------ DATASET SECTION ------

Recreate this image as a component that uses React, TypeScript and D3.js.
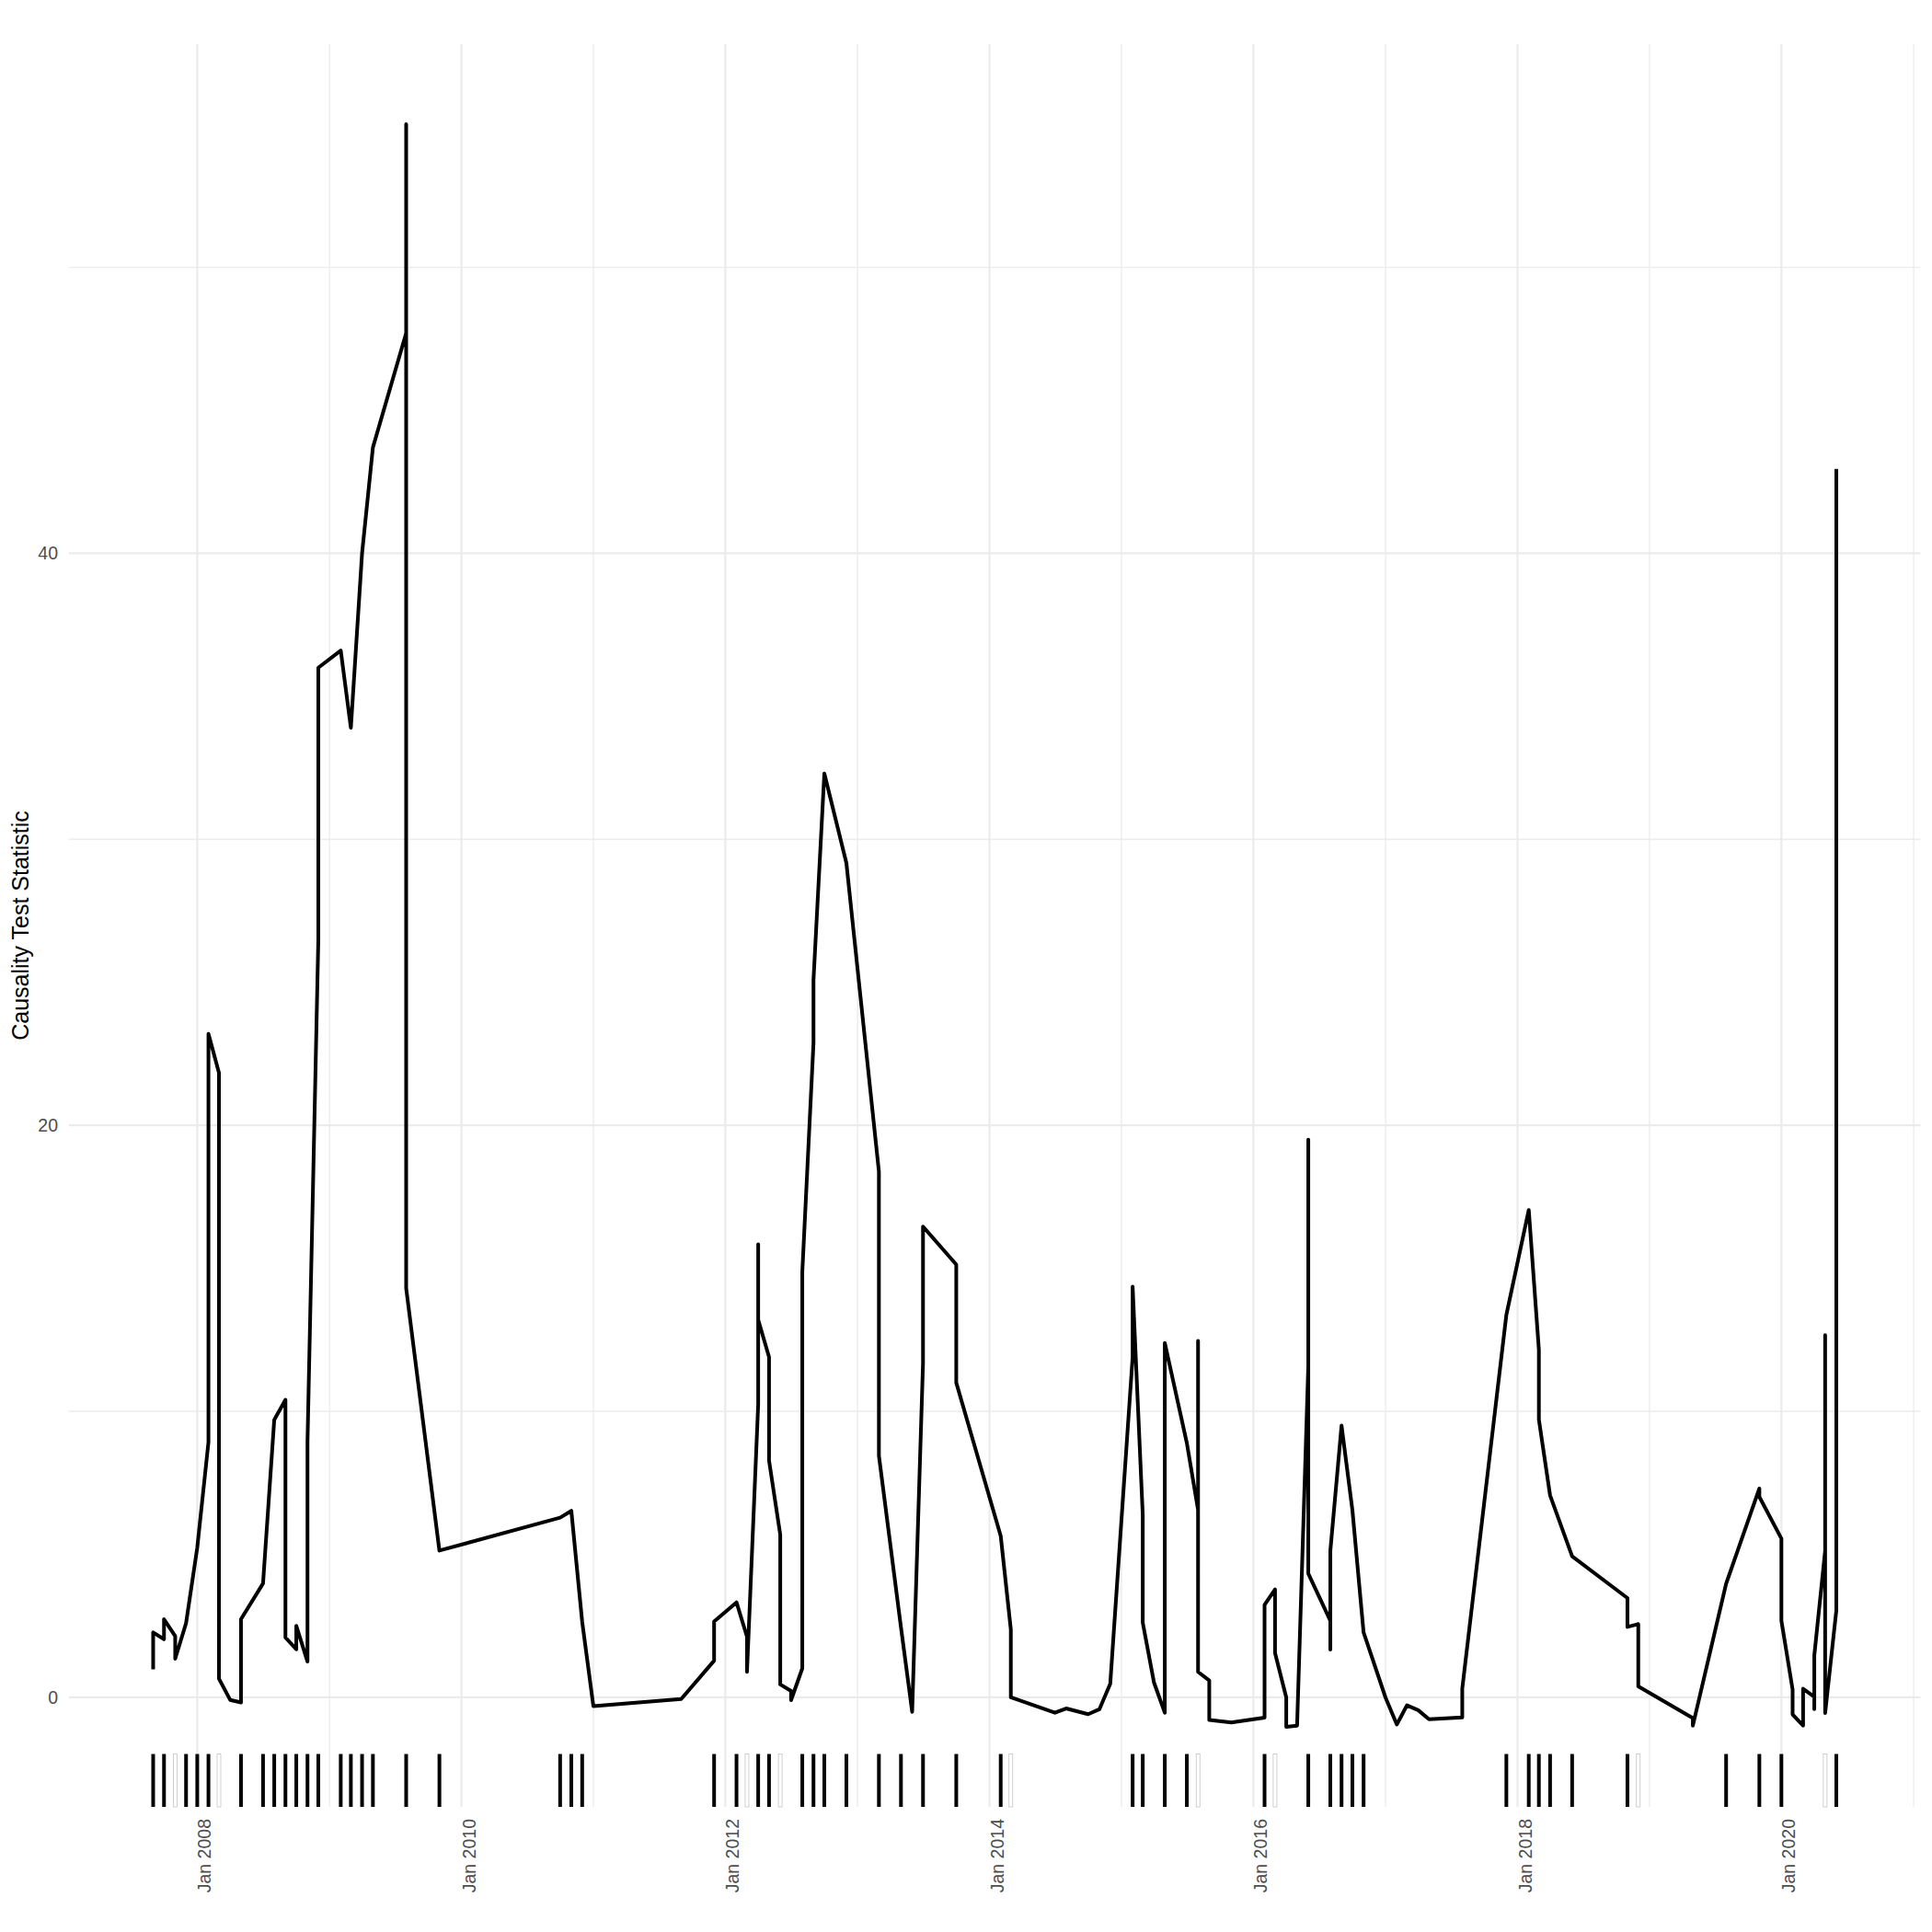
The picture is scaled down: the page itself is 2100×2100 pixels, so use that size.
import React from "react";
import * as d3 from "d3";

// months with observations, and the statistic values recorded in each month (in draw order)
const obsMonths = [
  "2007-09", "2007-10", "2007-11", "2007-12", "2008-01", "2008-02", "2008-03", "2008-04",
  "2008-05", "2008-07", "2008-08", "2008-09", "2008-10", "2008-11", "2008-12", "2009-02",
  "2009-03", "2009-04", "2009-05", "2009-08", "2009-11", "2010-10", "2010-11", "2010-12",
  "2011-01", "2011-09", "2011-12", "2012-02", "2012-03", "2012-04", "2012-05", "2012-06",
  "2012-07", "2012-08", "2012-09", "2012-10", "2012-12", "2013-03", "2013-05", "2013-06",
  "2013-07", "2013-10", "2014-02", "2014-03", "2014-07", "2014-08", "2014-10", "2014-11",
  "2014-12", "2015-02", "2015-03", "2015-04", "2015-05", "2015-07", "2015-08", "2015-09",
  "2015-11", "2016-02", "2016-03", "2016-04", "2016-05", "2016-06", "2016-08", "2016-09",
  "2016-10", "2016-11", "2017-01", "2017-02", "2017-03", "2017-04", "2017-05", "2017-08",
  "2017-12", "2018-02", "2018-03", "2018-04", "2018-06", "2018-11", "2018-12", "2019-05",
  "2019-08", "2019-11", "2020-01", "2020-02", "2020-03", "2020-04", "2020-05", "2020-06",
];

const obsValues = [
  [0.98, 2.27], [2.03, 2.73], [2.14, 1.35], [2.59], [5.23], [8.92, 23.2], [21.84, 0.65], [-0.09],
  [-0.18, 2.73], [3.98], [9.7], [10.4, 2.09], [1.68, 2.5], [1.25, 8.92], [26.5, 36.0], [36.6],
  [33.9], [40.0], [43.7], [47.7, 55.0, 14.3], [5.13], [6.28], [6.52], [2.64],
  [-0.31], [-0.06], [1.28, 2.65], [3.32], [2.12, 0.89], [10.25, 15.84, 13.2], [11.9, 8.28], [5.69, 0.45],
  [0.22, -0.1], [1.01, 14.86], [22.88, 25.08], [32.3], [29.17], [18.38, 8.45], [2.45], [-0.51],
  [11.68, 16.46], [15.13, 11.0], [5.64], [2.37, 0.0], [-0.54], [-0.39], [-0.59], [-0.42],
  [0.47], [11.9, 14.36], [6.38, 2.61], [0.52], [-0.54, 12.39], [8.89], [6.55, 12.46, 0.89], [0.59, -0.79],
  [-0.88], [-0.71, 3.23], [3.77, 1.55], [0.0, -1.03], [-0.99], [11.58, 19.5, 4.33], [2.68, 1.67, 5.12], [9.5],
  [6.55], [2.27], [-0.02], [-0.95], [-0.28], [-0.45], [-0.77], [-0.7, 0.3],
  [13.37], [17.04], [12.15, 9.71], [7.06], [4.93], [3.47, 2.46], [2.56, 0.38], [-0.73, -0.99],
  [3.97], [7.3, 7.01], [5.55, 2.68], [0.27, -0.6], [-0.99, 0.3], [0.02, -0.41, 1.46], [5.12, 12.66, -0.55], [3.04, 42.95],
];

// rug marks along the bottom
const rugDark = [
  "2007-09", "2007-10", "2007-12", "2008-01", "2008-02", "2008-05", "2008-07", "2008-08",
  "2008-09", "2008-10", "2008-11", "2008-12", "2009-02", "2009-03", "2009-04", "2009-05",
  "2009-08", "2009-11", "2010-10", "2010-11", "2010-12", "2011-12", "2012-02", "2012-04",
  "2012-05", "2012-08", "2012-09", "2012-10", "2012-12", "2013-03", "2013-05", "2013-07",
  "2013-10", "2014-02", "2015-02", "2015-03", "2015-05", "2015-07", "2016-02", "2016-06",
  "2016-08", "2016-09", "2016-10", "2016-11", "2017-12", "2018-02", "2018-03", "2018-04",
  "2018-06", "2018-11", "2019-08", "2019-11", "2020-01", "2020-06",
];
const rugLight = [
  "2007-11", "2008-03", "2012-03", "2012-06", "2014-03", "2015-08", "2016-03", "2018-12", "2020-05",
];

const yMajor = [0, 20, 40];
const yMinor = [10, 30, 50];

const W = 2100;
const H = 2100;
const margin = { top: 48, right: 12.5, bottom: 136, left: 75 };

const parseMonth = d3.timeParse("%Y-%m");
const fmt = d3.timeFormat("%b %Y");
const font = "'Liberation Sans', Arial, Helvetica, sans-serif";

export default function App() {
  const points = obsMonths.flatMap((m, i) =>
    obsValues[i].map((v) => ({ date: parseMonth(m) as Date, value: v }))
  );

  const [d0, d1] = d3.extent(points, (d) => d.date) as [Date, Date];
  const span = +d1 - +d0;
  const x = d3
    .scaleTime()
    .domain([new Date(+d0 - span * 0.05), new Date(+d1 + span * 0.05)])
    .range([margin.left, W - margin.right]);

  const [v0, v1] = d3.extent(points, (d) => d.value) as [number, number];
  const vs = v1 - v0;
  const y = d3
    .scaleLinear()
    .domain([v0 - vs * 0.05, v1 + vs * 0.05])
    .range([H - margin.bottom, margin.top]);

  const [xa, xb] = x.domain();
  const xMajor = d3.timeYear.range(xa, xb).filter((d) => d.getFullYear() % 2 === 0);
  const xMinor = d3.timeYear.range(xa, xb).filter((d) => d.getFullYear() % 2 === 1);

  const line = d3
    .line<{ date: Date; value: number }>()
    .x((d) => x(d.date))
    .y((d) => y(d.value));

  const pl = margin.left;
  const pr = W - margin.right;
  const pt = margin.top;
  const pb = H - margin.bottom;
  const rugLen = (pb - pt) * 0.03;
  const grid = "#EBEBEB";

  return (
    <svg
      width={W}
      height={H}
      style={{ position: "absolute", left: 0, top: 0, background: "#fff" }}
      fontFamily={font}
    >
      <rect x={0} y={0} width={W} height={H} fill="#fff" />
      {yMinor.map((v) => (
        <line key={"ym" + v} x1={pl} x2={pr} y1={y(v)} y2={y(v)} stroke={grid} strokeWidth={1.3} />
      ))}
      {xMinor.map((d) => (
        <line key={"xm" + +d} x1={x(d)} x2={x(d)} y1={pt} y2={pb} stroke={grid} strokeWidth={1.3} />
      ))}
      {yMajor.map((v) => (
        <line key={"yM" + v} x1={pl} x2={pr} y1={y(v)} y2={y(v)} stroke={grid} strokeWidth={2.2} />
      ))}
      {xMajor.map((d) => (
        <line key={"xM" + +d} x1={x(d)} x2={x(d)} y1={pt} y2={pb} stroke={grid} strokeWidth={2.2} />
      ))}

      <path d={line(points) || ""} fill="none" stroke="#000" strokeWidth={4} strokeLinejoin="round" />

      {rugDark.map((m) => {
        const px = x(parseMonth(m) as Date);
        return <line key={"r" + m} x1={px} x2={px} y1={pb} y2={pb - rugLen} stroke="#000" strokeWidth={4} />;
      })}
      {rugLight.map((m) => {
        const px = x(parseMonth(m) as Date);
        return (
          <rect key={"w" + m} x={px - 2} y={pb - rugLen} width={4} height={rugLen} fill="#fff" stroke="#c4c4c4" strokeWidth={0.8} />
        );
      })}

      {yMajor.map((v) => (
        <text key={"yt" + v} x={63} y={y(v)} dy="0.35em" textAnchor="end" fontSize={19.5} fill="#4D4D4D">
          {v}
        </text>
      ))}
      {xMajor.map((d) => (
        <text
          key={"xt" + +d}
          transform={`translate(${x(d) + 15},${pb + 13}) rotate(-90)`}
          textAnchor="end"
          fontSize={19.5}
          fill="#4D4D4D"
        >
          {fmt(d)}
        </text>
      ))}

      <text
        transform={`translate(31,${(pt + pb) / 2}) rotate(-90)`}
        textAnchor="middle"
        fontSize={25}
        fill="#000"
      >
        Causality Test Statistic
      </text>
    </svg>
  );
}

------

STATED EXERCISE:
Reproduce exactly the run of lines that opens the listing and closes with the line holding "import * as". Pictures are excluded.

REPLY TO THE EXERCISE:
Recreate this image as a component that uses React, TypeScript and D3.js.
The picture is scaled down: the page itself is 2100×2100 pixels, so use that size.
import React from "react";
import * as d3 from "d3";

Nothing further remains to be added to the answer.